The defining features of the Hardy Perfect include:

- a solid aluminum construction that balances strength and weight
- a ball-bearing spindle, which was innovative for its time and ensured the reel operated smoothly
- The anodized finish in later versions provided corrosion resistance and a striking appearance.
- The distinctive click-check mechanism, known for its traditional ticking sound beloved by anglers

== Cultural significance ==
The Hardy Perfect has been associated with the golden era of British fly fishing. It was favored by royalty, including Edward VIII, and by prominent anglers such as G.E.M. Skues and Charles Ritz. Most recently King Charles III granted a royal warrant to Hardy. This represents the fourth warrant that specifically recognised Hardy’s excellence in supplying fly fishing tackle to members of the British Royal family.

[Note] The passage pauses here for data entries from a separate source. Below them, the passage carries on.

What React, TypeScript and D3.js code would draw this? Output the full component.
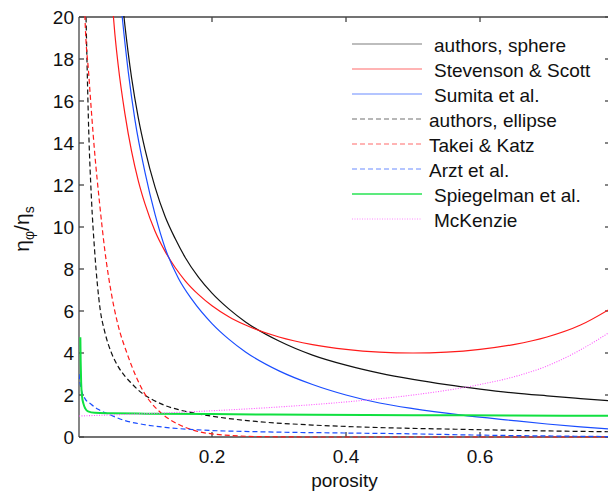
import React from "react";
import * as d3 from "d3";

// ---- data ----
const sphereP = [0.06, 0.065, 0.07, 0.08, 0.09, 0.1, 0.115, 0.13, 0.145, 0.16, 0.18, 0.2, 0.225, 0.25, 0.3, 0.35, 0.4, 0.45, 0.5, 0.55, 0.6, 0.65, 0.7, 0.75, 0.794];
const sphereV = [22.8, 21.1, 19.6, 17.1, 15.2, 13.7, 11.9, 10.5, 9.45, 8.55, 7.6, 6.85, 6.1, 5.48, 4.57, 3.9, 3.42, 3.04, 2.74, 2.49, 2.28, 2.1, 1.96, 1.83, 1.72];

const stevP = [0.045, 0.05, 0.055, 0.06, 0.07, 0.08, 0.09, 0.1, 0.115, 0.13, 0.145, 0.16, 0.18, 0.2, 0.225, 0.25, 0.3, 0.35, 0.4, 0.45, 0.5, 0.55, 0.6, 0.65, 0.7, 0.75, 0.794];
const stevV = [23.3, 21.1, 19.2, 17.7, 15.4, 13.6, 12.2, 11.1, 9.8, 8.84, 8.07, 7.44, 6.78, 6.25, 5.73, 5.33, 4.76, 4.4, 4.17, 4.04, 4.0, 4.04, 4.17, 4.4, 4.76, 5.33, 6.1];

const sumitaP = [0.055, 0.06, 0.066, 0.075, 0.085, 0.1, 0.115, 0.13, 0.15, 0.17, 0.2, 0.225, 0.25, 0.3, 0.35, 0.4, 0.45, 0.5, 0.57, 0.65, 0.7, 0.75, 0.794];
const sumitaV = [24.5, 22, 20, 17.4, 15.1, 12.6, 10.6, 9.0, 7.55, 6.55, 5.4, 4.66, 4.05, 3.15, 2.5, 2.0, 1.62, 1.35, 1.05, 0.78, 0.62, 0.48, 0.38];

const ellipseP = [0.011, 0.012, 0.0135, 0.016, 0.02, 0.025, 0.033, 0.04, 0.05, 0.06, 0.07, 0.08, 0.093, 0.11, 0.13, 0.15, 0.18, 0.22, 0.27, 0.35, 0.45, 0.58, 0.7, 0.794];
const ellipseV = [21.5, 20, 17.8, 14.6, 11.4, 8.8, 6.1, 5.0, 4.0, 3.35, 2.9, 2.55, 2.15, 1.8, 1.5, 1.3, 1.1, 0.9, 0.73, 0.57, 0.45, 0.36, 0.29, 0.25];

const takeiP = [0.009, 0.0104, 0.016, 0.025, 0.032, 0.04, 0.05, 0.06, 0.073, 0.085, 0.097, 0.11, 0.122, 0.137, 0.152, 0.167, 0.182, 0.2, 0.23, 0.27, 0.35, 0.5, 0.794];
const takeiV = [22, 20, 17.3, 13.5, 11.2, 8.9, 6.8, 5.3, 4.0, 3.0, 2.2, 1.6, 1.2, 0.83, 0.57, 0.38, 0.24, 0.15, 0.07, 0.02, 0, 0, 0];

const arztP = [0.0015, 0.003, 0.005, 0.01, 0.02, 0.03, 0.045, 0.07, 0.09, 0.13, 0.18, 0.27, 0.4, 0.5, 0.58, 0.7, 0.794];
const arztV = [3.0, 2.6, 2.25, 1.85, 1.55, 1.32, 1.1, 0.78, 0.64, 0.46, 0.34, 0.25, 0.19, 0.15, 0.1, 0.05, 0.02];

const spiegP = [0.0035, 0.004, 0.0047, 0.006, 0.008, 0.011, 0.015, 0.025, 0.05, 0.1, 0.2, 0.35, 0.5, 0.65, 0.794];
const spiegV = [4.75, 3.6, 2.6, 1.95, 1.6, 1.35, 1.22, 1.15, 1.13, 1.11, 1.09, 1.06, 1.04, 1.02, 1.01];

const mckP = [0.0015, 0.1, 0.2, 0.3, 0.4, 0.5, 0.6, 0.65, 0.7, 0.75, 0.794];
const mckV = [1.0, 1.11, 1.25, 1.43, 1.67, 2.0, 2.5, 2.86, 3.38, 4.15, 5.0];

const seriesNames = ["authors, sphere", "Stevenson & Scott", "Sumita et al.", "authors, ellipse", "Takei & Katz", "Arzt et al.", "Spiegelman et al.", "McKenzie"];
const yTicks = [0, 2, 4, 6, 8, 10, 12, 14, 16, 18, 20];
const xTicks = [0.2, 0.4, 0.6];

const W = 608, H = 495;
const L = 79, R = 610, T = 17, B = 437;
const FONT = "'Liberation Sans', Arial, Helvetica, sans-serif";

type Style = { color: string; dash?: string; width: number; legendOpacity: number; textDx: number };
const styles: Style[] = [
  { color: "#111", width: 1.2, legendOpacity: 0.55, textDx: 434 },
  { color: "#ff1a1a", width: 1.2, legendOpacity: 0.65, textDx: 434 },
  { color: "#1a4dff", width: 1.2, legendOpacity: 0.65, textDx: 434 },
  { color: "#111", dash: "5,3", width: 1.2, legendOpacity: 0.6, textDx: 429 },
  { color: "#ff1a1a", dash: "5,3", width: 1.2, legendOpacity: 0.65, textDx: 429 },
  { color: "#1a4dff", dash: "5,3", width: 1.2, legendOpacity: 0.65, textDx: 429 },
  { color: "#10e040", width: 2, legendOpacity: 0.9, textDx: 434 },
  { color: "#ff55ff", dash: "1,1.5", width: 1.1, legendOpacity: 0.7, textDx: 434 },
];

export default function App() {
  const x = d3.scaleLinear().domain([0.0015, 0.794]).range([L, R]);
  const y = d3.scaleLinear().domain([0, 20]).range([B, T]);
  const line = d3
    .line<[number, number]>()
    .x((d) => x(d[0]))
    .y((d) => y(d[1]))
    .curve(d3.curveMonotoneX);
  const zip = (p: number[], v: number[]) => p.map((pp, i) => [pp, v[i]] as [number, number]);
  const data = [
    zip(sphereP, sphereV),
    zip(stevP, stevV),
    zip(sumitaP, sumitaV),
    zip(ellipseP, ellipseV),
    zip(takeiP, takeiV),
    zip(arztP, arztV),
    zip(spiegP, spiegV),
    zip(mckP, mckV),
  ];
  const axisColor = "#444";
  const legendY0 = 44;
  const legendStep = 25;
  return (
    <svg width={W} height={H} style={{ position: "absolute", left: 0, top: 0, background: "#fff" }} fontFamily={FONT}>
      <defs>
        <clipPath id="plotclip">
          <rect x={L} y={T - 1} width={R - L} height={B - T + 2} />
        </clipPath>
      </defs>
      <rect x={0} y={0} width={W} height={H} fill="#fff" />
      {/* axes box */}
      <g stroke={axisColor} strokeWidth={1.3} fill="none">
        <line x1={L} y1={T} x2={R} y2={T} />
        <line x1={L} y1={B} x2={R} y2={B} />
        <line x1={L} y1={T} x2={L} y2={B} />
        <line x1={R} y1={T} x2={R} y2={B} />
        {yTicks.map((t) => (
          <g key={"yt" + t}>
            <line x1={L} x2={L + 5} y1={y(t)} y2={y(t)} />
            <line x1={R} x2={R - 5} y1={y(t)} y2={y(t)} />
          </g>
        ))}
        {xTicks.map((t) => (
          <g key={"xt" + t}>
            <line x1={x(t)} x2={x(t)} y1={B} y2={B - 5} />
            <line x1={x(t)} x2={x(t)} y1={T} y2={T + 5} />
          </g>
        ))}
      </g>
      {/* tick labels */}
      <g fontSize={19} fill="#111">
        {yTicks.map((t) => (
          <text key={"yl" + t} x={74} y={y(t)} dy="0.36em" textAnchor="end">
            {t}
          </text>
        ))}
        {xTicks.map((t) => (
          <text key={"xl" + t} x={x(t)} y={463} textAnchor="middle">
            {t.toFixed(1)}
          </text>
        ))}
        <text x={(L + R) / 2} y={487} textAnchor="middle">
          porosity
        </text>
        <text transform="rotate(-90)" x={-229} y={29} textAnchor="middle" fontSize={21}>
          η<tspan dy={5} fontSize={14}>φ</tspan>
          <tspan dy={-5}>/η</tspan>
          <tspan dy={5} fontSize={14}>s</tspan>
        </text>
      </g>
      {/* curves */}
      <g clipPath="url(#plotclip)" fill="none">
        {data.map((d, i) => (
          <path
            key={"c" + i}
            d={line(d) || ""}
            stroke={styles[i].color}
            strokeWidth={styles[i].width}
            strokeDasharray={styles[i].dash}
          />
        ))}
      </g>
      {/* legend */}
      <g>
        {seriesNames.map((name, i) => {
          const ly = legendY0 + i * legendStep;
          const s = styles[i];
          return (
            <g key={"lg" + i}>
              <line
                x1={352}
                x2={422}
                y1={ly}
                y2={ly}
                stroke={s.color}
                strokeWidth={i === 6 ? 1.5 : 1.2}
                strokeOpacity={s.legendOpacity}
                strokeDasharray={s.dash}
              />
              <text x={s.textDx} y={ly + 8} fontSize={19} fill="#111">
                {name}
              </text>
            </g>
          );
        })}
      </g>
    </svg>
  );
}
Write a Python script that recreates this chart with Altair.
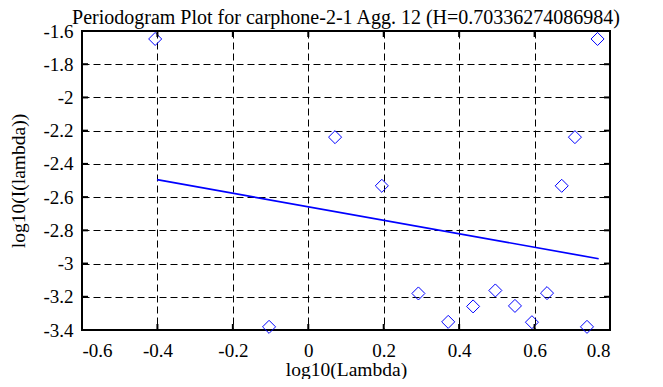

Vintage Hardy Perfect reels are sought after by both anglers and collectors alike. In terms of rarity and value, the smallest sizes and the largest sizes command the highest prices. For example, the 2 ¼” all brass Perfect is considered to be one of the rarest, selling for a record £44,000 in 2014.

Modern replica Perfects are still made in Alnwick by Hardy, using many of the original design features, methods and machinery. Many anglers still prefer using these Perfects over modern drag systems when Spey casting for salmon or up stream dry fly for trout fishing.